With behavioral problems among Oak Park youth continuing to be a major focus for police and other officials, village officials are considering assigning two police officers to serve as resource officers for the village's eight public elementary schools.

"That's a proposal," said Police Chief Rick Tanksley Monday. "What I'm envisioning is dividing the town into north and south. The two resource officers will then be responsible for elementary schools."

Tanksley said that the move has not yet been approved, but that Village Manager Carl Swenson mentioned it at last Thursday's preliminary budget meeting.

Tanksley said the new approach would serve two purposes. The additional officers will give police formal contact with all three levels of schools in the village.

"I want to keep a closer eye on safety around the schools," Tanksley said. "I want some people who focus strictly on youth issues. I want a little more intensive interaction with children and parents and teachers."

 

Expanding the force by three

Tanksley also said the village is considering expanding the police force, creating three new entry-level officer positions.

Tanksley said that he's had no discussion with anyone besides the village manager, but hopes to discuss details further in the near future.

"They're going to be discussing this at the budget hearings," he said.

Tanksley noted that new school resource officers would free up the resident beat officers, or RBOs, who are currently responsible for dealing with schools in their areas. Such a move, he said, will allow them to focus more closely on other neighborhood issues. "[School resource officers will] take on some of the roles that RBOs take on now," he said.

In making the announcement Monday, Tanksley called the RBO program "a key piece of our policing effort."

 

New RBOs named

"This is an excellent time for new blood and new ideas to come into the program," Tanksley said. In all, four new resident beat officers were announced Monday, including the department's first woman RBO. All three of the new officers already live in the areas to which they'll be assigned.

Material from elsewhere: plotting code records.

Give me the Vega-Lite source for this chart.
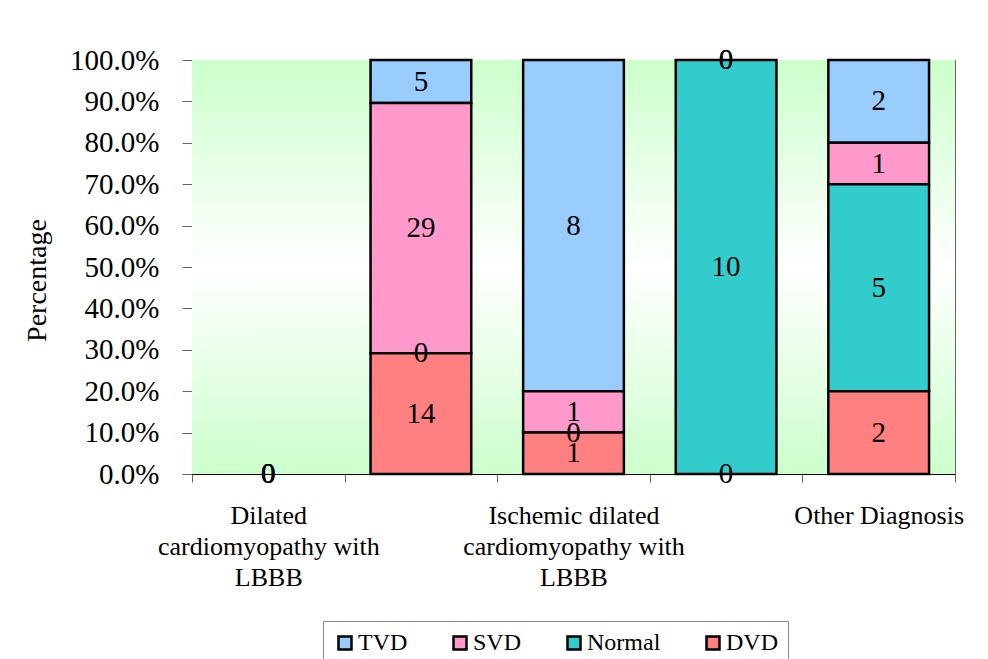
{
  "$schema": "https://vega.github.io/schema/vega-lite/v6.json",
  "width": 763,
  "height": 414,
  "autosize": {"type": "none"},
  "padding": {"left": 192, "top": 60, "right": 33, "bottom": 185},
  "background": "white",
  "config": {
    "font": "Liberation Serif",
    "view": {"stroke": "#666666", "strokeWidth": 1},
    "axis": {"labelColor": "black", "titleColor": "black", "domainColor": "black", "tickColor": "#666666", "grid": false}
  },
  "datasets": {
    "counts": [
      {"diagnosis": "Dilated|cardiomyopathy with|LBBB", "series": "TVD", "count": 0, "share": 0},
      {"diagnosis": "Dilated|cardiomyopathy with|LBBB", "series": "SVD", "count": 0, "share": 0},
      {"diagnosis": "Dilated|cardiomyopathy with|LBBB", "series": "Normal", "count": 0, "share": 0},
      {"diagnosis": "Dilated|cardiomyopathy with|LBBB", "series": "DVD", "count": 0, "share": 0},
      {"diagnosis": "_group 2", "series": "TVD", "count": 5, "share": 0.1041},
      {"diagnosis": "_group 2", "series": "SVD", "count": 29, "share": 0.6042},
      {"diagnosis": "_group 2", "series": "Normal", "count": 0, "share": 0},
      {"diagnosis": "_group 2", "series": "DVD", "count": 14, "share": 0.2917},
      {"diagnosis": "Ischemic dilated|cardiomyopathy with|LBBB", "series": "TVD", "count": 8, "share": 0.8},
      {"diagnosis": "Ischemic dilated|cardiomyopathy with|LBBB", "series": "SVD", "count": 1, "share": 0.1},
      {"diagnosis": "Ischemic dilated|cardiomyopathy with|LBBB", "series": "Normal", "count": 0, "share": 0},
      {"diagnosis": "Ischemic dilated|cardiomyopathy with|LBBB", "series": "DVD", "count": 1, "share": 0.1},
      {"diagnosis": "_group 4", "series": "TVD", "count": 0, "share": 0},
      {"diagnosis": "_group 4", "series": "SVD", "count": 0, "share": 0},
      {"diagnosis": "_group 4", "series": "Normal", "count": 10, "share": 1.0},
      {"diagnosis": "_group 4", "series": "DVD", "count": 0, "share": 0},
      {"diagnosis": "Other Diagnosis", "series": "TVD", "count": 2, "share": 0.2},
      {"diagnosis": "Other Diagnosis", "series": "SVD", "count": 1, "share": 0.1},
      {"diagnosis": "Other Diagnosis", "series": "Normal", "count": 5, "share": 0.5},
      {"diagnosis": "Other Diagnosis", "series": "DVD", "count": 2, "share": 0.2}
    ]
  },
  "layer": [
    {
      "data": {"values": [{"panel": "plot area"}]},
      "mark": {
        "type": "rect",
        "fill": {
          "gradient": "linear", "x1": 0, "y1": 0, "x2": 0, "y2": 1,
          "stops": [
            {"offset": 0, "color": "#ccffcc"},
            {"offset": 0.5, "color": "#ffffff"},
            {"offset": 1, "color": "#ccffcc"}
          ]
        }
      },
      "encoding": {}
    },
    {
      "data": {"name": "counts"},
      "transform": [{"filter": "datum.share > 0"}],
      "mark": {"type": "bar", "stroke": "black", "strokeWidth": 2.5, "width": {"band": 0.66}},
      "encoding": {
        "x": {
          "field": "diagnosis", "type": "nominal",
          "sort": ["Dilated|cardiomyopathy with|LBBB", "_group 2", "Ischemic dilated|cardiomyopathy with|LBBB", "_group 4", "Other Diagnosis"],
          "scale": {"paddingInner": 0, "paddingOuter": 0},
          "axis": {
            "title": null,
            "labelExpr": "indexof(datum.label, '_') == 0 ? '' : split(datum.label, '|')",
            "labelAngle": 0,
            "labelFontSize": 26,
            "labelLineHeight": 31,
            "labelLimit": 400,
            "labelOverlap": false,
            "labelPadding": 20,
            "tickSize": 8,
            "tickBand": "extent"
          }
        },
        "y": {
          "field": "share", "type": "quantitative", "stack": "zero",
          "scale": {"domain": [0, 1], "nice": false},
          "axis": {
            "title": "Percentage",
            "values": [0, 0.1, 0.2, 0.3, 0.4, 0.5, 0.6, 0.7, 0.8, 0.9, 1],
            "format": ".1%",
            "labelFontSize": 29,
            "labelPadding": 23,
            "tickSize": 10,
            "titleFontSize": 28,
            "titleFontWeight": "normal",
            "titlePadding": 18,
            "titleY": 220
          }
        },
        "color": {
          "field": "series", "type": "nominal",
          "scale": {"domain": ["TVD", "SVD", "Normal", "DVD"], "range": ["#99ccff", "#ff99cc", "#33cccc", "#ff8080"]},
          "legend": {
            "title": null,
            "orient": "none",
            "legendX": 131,
            "legendY": 561,
            "direction": "horizontal",
            "padding": 10,
            "strokeColor": "#888888",
            "fillColor": "white",
            "labelFontSize": 24,
            "labelColor": "black",
            "symbolType": "square",
            "symbolSize": 169,
            "symbolStrokeColor": "black",
            "symbolStrokeWidth": 2.5,
            "symbolOpacity": 1,
            "labelOffset": 1,
            "columnPadding": 40
          }
        },
        "order": {"field": "series", "sort": "ascending"}
      }
    },
    {
      "data": {"name": "counts"},
      "transform": [
        {"stack": "share", "groupby": ["diagnosis"], "sort": [{"field": "series", "order": "ascending"}], "as": ["lo", "hi"]},
        {"fold": ["lo", "hi"], "as": ["edge", "pos"]}
      ],
      "mark": {"type": "text", "fontSize": 29, "color": "black", "baseline": "middle", "align": "center"},
      "encoding": {
        "x": {
          "field": "diagnosis", "type": "nominal",
          "sort": ["Dilated|cardiomyopathy with|LBBB", "_group 2", "Ischemic dilated|cardiomyopathy with|LBBB", "_group 4", "Other Diagnosis"]
        },
        "y": {"aggregate": "mean", "field": "pos", "type": "quantitative"},
        "detail": {"field": "series", "type": "nominal"},
        "text": {"field": "count", "type": "quantitative"}
      }
    }
  ]
}
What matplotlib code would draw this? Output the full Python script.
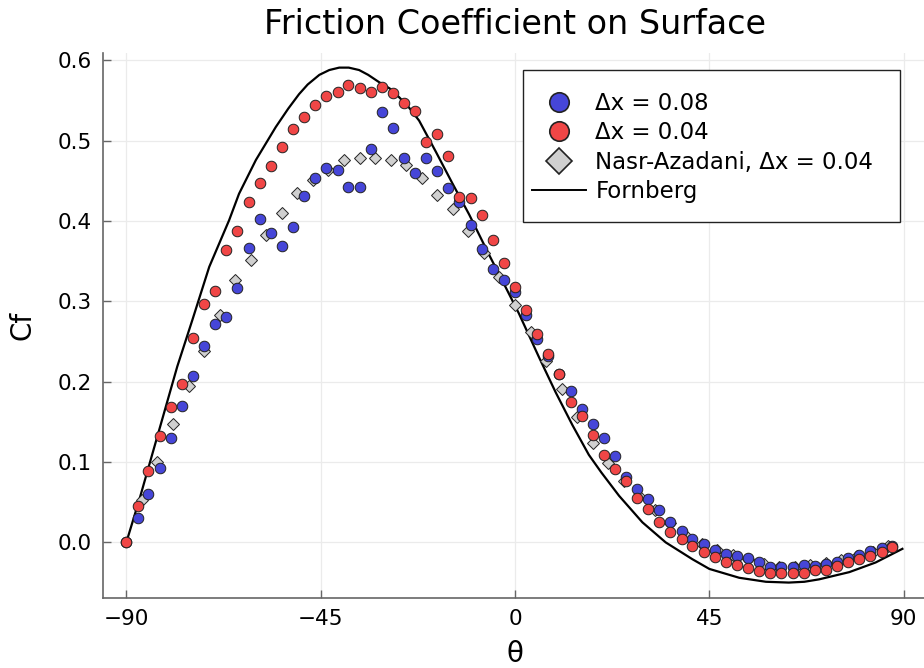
import matplotlib
matplotlib.use("Agg")
import matplotlib.pyplot as plt
from matplotlib.lines import Line2D
from matplotlib.patches import Rectangle

# --- data ---
theta_sim = [-90.0, -87.4, -84.9, -82.3, -79.7, -77.1, -74.6, -72.0, -69.4, -66.9,
             -64.3, -61.7, -59.1, -56.6, -54.0, -51.4, -48.9, -46.3, -43.7, -41.1,
             -38.6, -36.0, -33.4, -30.9, -28.3, -25.7, -23.1, -20.6, -18.0, -15.4,
             -12.9, -10.3, -7.7, -5.1, -2.6, 0.0, 2.6, 5.1, 7.7, 10.3,
             12.9, 15.4, 18.0, 20.6, 23.1, 25.7, 28.3, 30.9, 33.4, 36.0,
             38.6, 41.1, 43.7, 46.3, 48.9, 51.4, 54.0, 56.6, 59.1, 61.7,
             64.3, 66.9, 69.4, 72.0, 74.6, 77.1, 79.7, 82.3, 84.9, 87.4]

cf_dx008 = [0.000, 0.030, 0.060, 0.093, 0.130, 0.170, 0.207, 0.245, 0.272, 0.280,
            0.317, 0.366, 0.402, 0.385, 0.369, 0.392, 0.431, 0.454, 0.466, 0.463,
            0.442, 0.442, 0.490, 0.536, 0.516, 0.478, 0.460, 0.478, 0.462, 0.441,
            0.424, 0.395, 0.365, 0.340, 0.327, 0.312, 0.283, 0.253, 0.232, 0.210,
            0.188, 0.166, 0.147, 0.130, 0.108, 0.082, 0.067, 0.054, 0.040, 0.025,
            0.014, 0.004, -0.002, -0.010, -0.015, -0.017, -0.020, -0.025, -0.031, -0.031,
            -0.031, -0.028, -0.029, -0.027, -0.024, -0.020, -0.016, -0.011, -0.007, -0.004]

cf_dx004 = [0.000, 0.045, 0.089, 0.133, 0.169, 0.197, 0.254, 0.297, 0.313, 0.364,
            0.388, 0.424, 0.448, 0.468, 0.492, 0.514, 0.530, 0.545, 0.556, 0.561,
            0.569, 0.566, 0.561, 0.567, 0.560, 0.547, 0.537, 0.499, 0.508, 0.481,
            0.430, 0.429, 0.408, 0.376, 0.348, 0.318, 0.289, 0.260, 0.235, 0.210,
            0.175, 0.157, 0.134, 0.109, 0.091, 0.076, 0.055, 0.042, 0.026, 0.013,
            0.004, -0.004, -0.012, -0.018, -0.024, -0.028, -0.032, -0.036, -0.038, -0.038,
            -0.038, -0.038, -0.034, -0.034, -0.029, -0.024, -0.021, -0.017, -0.012, -0.006]

theta_nasr = [-86.4, -82.8, -79.2, -75.6, -72.0, -68.4, -64.8, -61.2, -57.6, -54.0,
              -50.4, -46.8, -43.2, -39.6, -36.0, -32.4, -28.8, -25.2, -21.6, -18.0,
              -14.4, -10.8, -7.2, -3.6, 0.0, 3.6, 7.2, 10.8, 14.4, 18.0,
              21.6, 25.2, 28.8, 32.4, 36.0, 39.6, 43.2, 46.8, 50.4, 54.0,
              57.6, 61.2, 64.8, 68.4, 72.0, 75.6, 79.2, 82.8, 86.4]
cf_nasr = [0.053, 0.100, 0.147, 0.195, 0.238, 0.283, 0.327, 0.351, 0.383, 0.410,
           0.435, 0.451, 0.463, 0.476, 0.478, 0.479, 0.476, 0.470, 0.453, 0.432,
           0.415, 0.388, 0.360, 0.330, 0.296, 0.262, 0.226, 0.191, 0.156, 0.124,
           0.099, 0.076, 0.058, 0.040, 0.024, 0.008, -0.002, -0.010, -0.016, -0.021,
           -0.027, -0.030, -0.030, -0.028, -0.026, -0.022, -0.017, -0.012, -0.005]

theta_forn = [-90, -87, -82.6, -78.2, -74.7, -70.8, -66.2, -63.9, -60, -55.4,
              -52.5, -50, -48, -45.3, -43, -40.7, -38.5, -36.1, -34, -31.5,
              -29, -26.8, -24.5, -22.2, -18.3, -14.5, -10.6, -6, -2.2, 0.9,
              5.6, 9.4, 13.3, 17.1, 20, 24.1, 29.5, 34.9, 41.1, 45,
              51.9, 58.1, 63.4, 67, 70.4, 77.4, 83.5, 89.7]
cf_forn = [0.000, 0.053, 0.136, 0.219, 0.277, 0.343, 0.401, 0.434, 0.476, 0.517,
           0.540, 0.558, 0.570, 0.582, 0.588, 0.591, 0.591, 0.588, 0.582, 0.573,
           0.565, 0.554, 0.541, 0.525, 0.486, 0.447, 0.408, 0.358, 0.318, 0.285,
           0.230, 0.187, 0.146, 0.109, 0.087, 0.058, 0.025, 0.000, -0.021, -0.033,
           -0.044, -0.049, -0.050, -0.049, -0.046, -0.037, -0.025, -0.008]

x_ticks = [-90, -45, 0, 45, 90]
y_ticks = [0.0, 0.1, 0.2, 0.3, 0.4, 0.5, 0.6]

labels = ["Δx = 0.08", "Δx = 0.04", "Nasr-Azadani, Δx = 0.04", "Fornberg"]

# --- style ---
BLUE = "#4646D8"
RED = "#F04646"
GRAY = "#D0D0D0"
W, H = 924, 668

fig = plt.figure(figsize=(W / 100, H / 100), dpi=100)
ax = fig.add_axes([103 / W, 1 - 598 / H, (927 - 103) / W, (598 - 53) / H])

ax.plot(theta_forn, cf_forn, color="black", lw=1.6, zorder=2,
        solid_joinstyle="round")
ax.plot(theta_nasr, cf_nasr, ls="none", marker="D", ms=6.6, mfc=GRAY, mec="#222222", mew=0.7, zorder=3)
ax.plot(theta_sim, cf_dx008, ls="none", marker="o", ms=7.6, mfc=BLUE, mec="#222222", mew=0.7, zorder=4)
ax.plot(theta_sim, cf_dx004, ls="none", marker="o", ms=7.6, mfc=RED, mec="#222222", mew=0.7, zorder=5)

ax.set_xlim(-95.4, 95.4)
ax.set_ylim(-0.0692, 0.6092)
ax.set_xticks(x_ticks)
ax.set_xticklabels(["−90", "−45", "0", "45", "90"])
ax.set_yticks(y_ticks)
ax.set_yticklabels([f"{v:.1f}" for v in y_ticks])

for s in ["top", "right"]:
    ax.spines[s].set_visible(False)
for s in ["left", "bottom"]:
    ax.spines[s].set_color("#666666")
    ax.spines[s].set_linewidth(1.2)
ax.tick_params(direction="in", length=6, width=1.0, color="#666666",
               labelsize=15.5, labelcolor="black")
ax.tick_params(axis="y", pad=8)
ax.tick_params(axis="x", pad=8)
ax.grid(True, color="#EBEBEB", lw=0.9)
ax.set_axisbelow(True)

ax.set_xlabel("θ", fontsize=20, labelpad=8)
ax.set_ylabel("Cf", fontsize=20, labelpad=15)
ax.set_title("Friction Coefficient on Surface", fontsize=24, pad=14)

# legend
rect = Rectangle((523 / W, 1 - 222 / H), (900 - 523) / W, (222 - 70) / H,
                 transform=fig.transFigure, facecolor="white", edgecolor="#222222",
                 lw=1.0, zorder=10)
fig.add_artist(rect)
handles = [
    Line2D([], [], ls="none", marker="o", ms=14, mfc=BLUE, mec="#222222", mew=1.2),
    Line2D([], [], ls="none", marker="o", ms=14, mfc=RED, mec="#222222", mew=1.2),
    Line2D([], [], ls="none", marker="D", ms=13, mfc=GRAY, mec="#222222", mew=1.2),
    Line2D([], [], color="black", lw=1.4),
]
leg = fig.legend(handles, labels, loc="upper left",
                 bbox_to_anchor=(532 / W, 1 - 92 / H),
                 frameon=False, fontsize=16.5, borderpad=0, borderaxespad=0,
                 handlelength=2.36, handletextpad=0.4, labelspacing=0.275)
leg.set_zorder(11)

fig.savefig("out.png", dpi=100)
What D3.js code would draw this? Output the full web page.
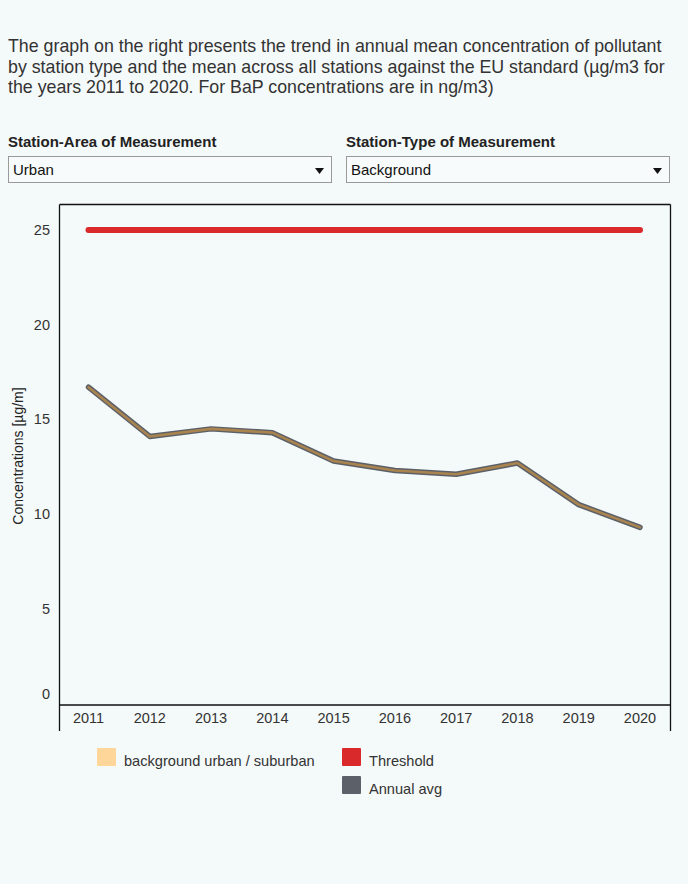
<!DOCTYPE html>
<html>
<head>
<meta charset="utf-8">
<script src="https://d3js.org/d3.v7.min.js"></script>
<style>
  html, body { margin: 0; padding: 0; background: #f4f9f9; }
  body { width: 688px; height: 884px; overflow: hidden; font-family: 'Liberation Sans', Arial, sans-serif; }
  svg text { font-family: 'Liberation Sans', Arial, sans-serif; }
</style>
</head>
<body>
<svg id="chart" width="688" height="884"></svg>
<script>
// chart values
const years = [2011, 2012, 2013, 2014, 2015, 2016, 2017, 2018, 2019, 2020];
const stationValues = [16.7, 14.1, 14.5, 14.3, 12.8, 12.3, 12.1, 12.7, 10.5, 9.3];
const annualAvg = [16.7, 14.1, 14.5, 14.3, 12.8, 12.3, 12.1, 12.7, 10.5, 9.3];
const threshold = [25, 25, 25, 25, 25, 25, 25, 25, 25, 25];
const yTicks = [0, 5, 10, 15, 20, 25];

const titleLines = [
  "The graph on the right presents the trend in annual mean concentration of pollutant",
  "by station type and the mean across all stations against the EU standard (\u00b5g/m3 for",
  "the years 2011 to 2020. For BaP concentrations are in ng/m3)"
];
const filters = [
  { label: "Station-Area of Measurement", value: "Urban" },
  { label: "Station-Type of Measurement", value: "Background" }
];
const legendItems = [
  { name: "background urban / suburban", color: "#ffd699" },
  { name: "Threshold", color: "#d9292b" },
  { name: "Annual avg", color: "#5c6068" }
];

const svg = d3.select("#chart");

// intro text
svg.append("text")
  .attr("x", 8)
  .attr("y", 52)
  .attr("font-size", 17.8)
  .attr("fill", "#333")
  .selectAll("tspan")
  .data(titleLines)
  .enter().append("tspan")
  .attr("x", 8)
  .attr("dy", (d, i) => i === 0 ? 0 : 20.5)
  .text(d => d);

// fake dropdowns
const boxX = [8, 346];
const boxW = 323;
const dd = svg.selectAll("g.filter")
  .data(filters)
  .enter().append("g")
  .attr("class", "filter")
  .attr("transform", (d, i) => `translate(${boxX[i]},0)`);

dd.append("text")
  .attr("x", 0)
  .attr("y", 147)
  .attr("font-size", 15)
  .attr("font-weight", "bold")
  .attr("fill", "#222")
  .text(d => d.label);

dd.append("rect")
  .attr("x", 0.5)
  .attr("y", 156.5)
  .attr("width", boxW)
  .attr("height", 26)
  .attr("fill", "#f7fbfb")
  .attr("stroke", "#9a9a9a");

dd.append("text")
  .attr("x", 5)
  .attr("y", 175)
  .attr("font-size", 15)
  .attr("fill", "#111")
  .text(d => d.value);

dd.append("path")
  .attr("d", `M${boxW - 16},168 l9,0 l-4.5,6 z`)
  .attr("fill", "#111");

// plot area
const plotL = 59.5, plotR = 670.5, plotT = 204.5, axisY = 705, frameB = 731;

const x = d3.scalePoint()
  .domain(years)
  .range([88.5, 640]);

const y = d3.scaleLinear()
  .domain([0, 25])
  .range([703.5, 230]);

svg.append("rect")
  .attr("x", plotL)
  .attr("y", plotT)
  .attr("width", plotR - plotL)
  .attr("height", axisY - plotT)
  .attr("fill", "#f4f9f9")
  .attr("stroke", "none");

const frame = svg.append("g").attr("stroke", "#111").attr("stroke-width", 1.3);
frame.append("line").attr("x1", plotL).attr("x2", plotR).attr("y1", plotT).attr("y2", plotT);
frame.append("line").attr("x1", plotL).attr("x2", plotL).attr("y1", plotT).attr("y2", frameB);
frame.append("line").attr("x1", plotR).attr("x2", plotR).attr("y1", plotT).attr("y2", frameB);
frame.append("line").attr("x1", plotL).attr("x2", plotR).attr("y1", axisY).attr("y2", axisY);

// y tick labels
svg.append("g")
  .selectAll("text")
  .data(yTicks)
  .enter().append("text")
  .attr("x", 50)
  .attr("y", d => d === 0 ? y(d) - 10 : y(d))
  .attr("dy", "0.35em")
  .attr("text-anchor", "end")
  .attr("font-size", 14.5)
  .attr("fill", "#333")
  .text(d => d);

// x tick labels
svg.append("g")
  .selectAll("text")
  .data(years)
  .enter().append("text")
  .attr("x", d => x(d))
  .attr("y", 718)
  .attr("dy", "0.35em")
  .attr("text-anchor", "middle")
  .attr("font-size", 14.5)
  .attr("fill", "#333")
  .text(d => d);

// y axis title
svg.append("text")
  .attr("transform", "translate(23,456) rotate(-90)")
  .attr("text-anchor", "middle")
  .attr("font-size", 14)
  .attr("fill", "#222")
  .text("Concentrations [\u00b5g/m]");

const line = d3.line()
  .x((d, i) => x(years[i]))
  .y(d => y(d));

// threshold
svg.append("path")
  .datum(threshold)
  .attr("d", line)
  .attr("fill", "none")
  .attr("stroke", "#d9292b")
  .attr("stroke-width", 6)
  .attr("stroke-linecap", "round");

// annual average (underneath)
svg.append("path")
  .datum(annualAvg)
  .attr("d", line)
  .attr("fill", "none")
  .attr("stroke", "#5c6068")
  .attr("stroke-width", 5.5)
  .attr("stroke-linecap", "round")
  .attr("stroke-linejoin", "round");

// station series on top, blended with the gray
svg.append("path")
  .datum(stationValues)
  .attr("d", line)
  .attr("fill", "none")
  .attr("stroke", "#a9844f")
  .attr("stroke-width", 2.6)
  .attr("stroke-linecap", "round")
  .attr("stroke-linejoin", "round");

// legend
const legendPos = [[97, 748], [342, 748], [342, 776]];
const lg = svg.selectAll("g.legend")
  .data(legendItems)
  .enter().append("g")
  .attr("class", "legend")
  .attr("transform", (d, i) => `translate(${legendPos[i][0]},${legendPos[i][1]})`);

lg.append("rect")
  .attr("width", 19)
  .attr("height", 18)
  .attr("rx", 1)
  .attr("fill", d => d.color);

lg.append("text")
  .attr("x", 27)
  .attr("y", 12.5)
  .attr("dy", "0.35em")
  .attr("font-size", 14.6)
  .attr("fill", "#333")
  .text(d => d.name);
</script>
</body>
</html>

Zone 7 and 8 represent a division of the sprawling old Zone 7 South Oak Park beat. Zone 7, which now extends from Austin Boulevard to East Avenue and from the Eisenhower Expressway to Roosevelt Road, will be the territory of new RBO Greg Hyppolite.

The new Zone 8 will be handled by veteran Zone 7 RBO John Rumoro. Though Hyppolite has only been on the force 18 months, he's lived in the village for 20 years, and currently resides in the 1100 block of South Lombard Avenue. Before becoming a cop, Hyppolite taught math and reading to special ed students at Oak Park and River Forest High School.

The developments come in response to a request by members of the South East Oak Park Community Organization (SEOPCO) at a community meeting in the wake of the Peter D'Agostino killing. Tanksley said he'll discuss the new configuration with members of SEOPCO as soon as a meeting can be scheduled.

Officer Mark Scott will replace Dave Jacobson, who was recently promoted to sergeant, as Zone 6 RBO, with responsibility for the area between the Eisenhower and the elevated tracks, and from Oak Park Avenue to Austin Boulevard. Tanksley praised the 2-year veteran for his "excellent work ethic" and his patience in dealing with people and community issues. Scott currently lives in the area with his wife and children.

Officer Elizabeth Fox, an 18-month department veteran who will be assuming RBO duties in Zone 2, has lived in Oak Park for most of her life, and is a graduate of OPRF. The former Cook County Sheriff's probation officer will be responsible for an area bounded by Harlem and Ridgeland avenues, and North to Chicago avenues.